TASK TO CARRY OUT
Sort through the data and copy the lines holding the word "React".

::::

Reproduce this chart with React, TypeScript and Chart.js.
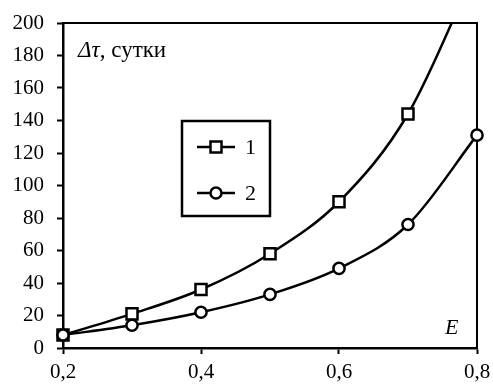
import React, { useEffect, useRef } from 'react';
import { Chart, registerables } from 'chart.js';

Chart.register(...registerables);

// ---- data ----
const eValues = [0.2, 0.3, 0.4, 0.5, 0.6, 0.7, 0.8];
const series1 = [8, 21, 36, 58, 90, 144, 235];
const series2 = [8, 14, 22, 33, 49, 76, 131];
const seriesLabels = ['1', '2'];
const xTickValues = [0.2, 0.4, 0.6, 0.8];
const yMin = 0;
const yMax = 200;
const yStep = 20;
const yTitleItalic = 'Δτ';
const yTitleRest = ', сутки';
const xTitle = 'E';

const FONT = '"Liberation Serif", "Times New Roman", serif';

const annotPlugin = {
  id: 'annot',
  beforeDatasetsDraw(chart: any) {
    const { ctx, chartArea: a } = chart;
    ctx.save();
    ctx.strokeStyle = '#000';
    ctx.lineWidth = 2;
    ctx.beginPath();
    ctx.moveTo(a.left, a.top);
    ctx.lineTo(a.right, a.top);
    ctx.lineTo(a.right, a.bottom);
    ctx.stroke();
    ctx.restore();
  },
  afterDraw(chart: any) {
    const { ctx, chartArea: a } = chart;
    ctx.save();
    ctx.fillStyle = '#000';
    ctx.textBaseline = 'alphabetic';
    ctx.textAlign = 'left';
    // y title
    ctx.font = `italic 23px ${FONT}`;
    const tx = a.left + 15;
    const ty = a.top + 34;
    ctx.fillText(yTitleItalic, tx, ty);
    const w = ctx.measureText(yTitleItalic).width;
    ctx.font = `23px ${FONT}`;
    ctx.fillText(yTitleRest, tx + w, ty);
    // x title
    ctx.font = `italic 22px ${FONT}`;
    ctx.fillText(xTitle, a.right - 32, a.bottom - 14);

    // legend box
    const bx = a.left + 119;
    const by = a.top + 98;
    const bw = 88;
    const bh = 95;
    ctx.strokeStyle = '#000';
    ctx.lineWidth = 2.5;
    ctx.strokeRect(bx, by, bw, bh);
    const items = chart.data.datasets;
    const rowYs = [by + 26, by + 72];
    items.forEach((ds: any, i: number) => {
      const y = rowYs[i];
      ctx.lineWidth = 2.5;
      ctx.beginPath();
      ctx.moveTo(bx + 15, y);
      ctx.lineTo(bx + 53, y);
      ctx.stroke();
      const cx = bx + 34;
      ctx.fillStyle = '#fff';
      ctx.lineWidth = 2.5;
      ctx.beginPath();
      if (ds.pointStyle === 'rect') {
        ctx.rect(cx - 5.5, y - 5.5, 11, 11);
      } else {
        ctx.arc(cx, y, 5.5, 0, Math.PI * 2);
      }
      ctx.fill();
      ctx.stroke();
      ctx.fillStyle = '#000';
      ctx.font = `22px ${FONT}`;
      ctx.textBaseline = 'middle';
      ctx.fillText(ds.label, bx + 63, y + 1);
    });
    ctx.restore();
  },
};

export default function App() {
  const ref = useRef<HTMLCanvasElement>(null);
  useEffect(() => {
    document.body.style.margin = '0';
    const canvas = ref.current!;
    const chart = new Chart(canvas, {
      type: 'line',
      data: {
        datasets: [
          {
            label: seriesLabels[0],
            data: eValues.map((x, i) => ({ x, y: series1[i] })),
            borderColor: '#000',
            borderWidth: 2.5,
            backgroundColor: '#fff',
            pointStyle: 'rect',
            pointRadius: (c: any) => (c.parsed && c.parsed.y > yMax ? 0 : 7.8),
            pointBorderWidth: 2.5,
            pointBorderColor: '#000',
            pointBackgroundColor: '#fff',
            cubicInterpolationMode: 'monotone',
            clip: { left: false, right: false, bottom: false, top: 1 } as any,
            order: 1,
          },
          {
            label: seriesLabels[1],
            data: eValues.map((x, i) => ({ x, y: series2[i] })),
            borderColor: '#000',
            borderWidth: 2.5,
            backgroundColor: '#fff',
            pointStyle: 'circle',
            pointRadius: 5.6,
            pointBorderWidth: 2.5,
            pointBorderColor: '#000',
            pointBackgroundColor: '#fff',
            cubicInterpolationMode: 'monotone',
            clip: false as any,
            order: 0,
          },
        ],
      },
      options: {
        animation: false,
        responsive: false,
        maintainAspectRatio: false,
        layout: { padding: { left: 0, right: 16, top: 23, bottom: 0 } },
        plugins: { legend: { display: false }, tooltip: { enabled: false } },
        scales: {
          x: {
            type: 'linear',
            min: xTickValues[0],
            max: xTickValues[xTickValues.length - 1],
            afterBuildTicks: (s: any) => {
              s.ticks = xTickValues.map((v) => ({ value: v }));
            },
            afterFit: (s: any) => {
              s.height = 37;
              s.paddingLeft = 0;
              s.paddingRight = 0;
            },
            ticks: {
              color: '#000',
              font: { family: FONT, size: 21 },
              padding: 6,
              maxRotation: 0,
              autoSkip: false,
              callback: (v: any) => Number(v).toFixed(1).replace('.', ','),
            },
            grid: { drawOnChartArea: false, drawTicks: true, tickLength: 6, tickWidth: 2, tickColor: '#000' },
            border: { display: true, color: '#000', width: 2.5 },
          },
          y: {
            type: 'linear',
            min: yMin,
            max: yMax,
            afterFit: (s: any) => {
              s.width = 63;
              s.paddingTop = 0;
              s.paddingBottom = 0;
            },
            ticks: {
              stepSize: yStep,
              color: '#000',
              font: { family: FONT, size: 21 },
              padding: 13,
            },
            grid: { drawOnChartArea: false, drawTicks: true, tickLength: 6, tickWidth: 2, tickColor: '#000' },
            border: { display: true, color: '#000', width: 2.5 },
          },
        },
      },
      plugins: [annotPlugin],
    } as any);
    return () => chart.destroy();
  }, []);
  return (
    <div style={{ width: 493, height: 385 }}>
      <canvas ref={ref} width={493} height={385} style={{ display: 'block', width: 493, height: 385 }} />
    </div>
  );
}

::::

RESPONSE TO THIS TASK
Reproduce this chart with React, TypeScript and Chart.js.
import React, { useEffect, useRef } from 'react';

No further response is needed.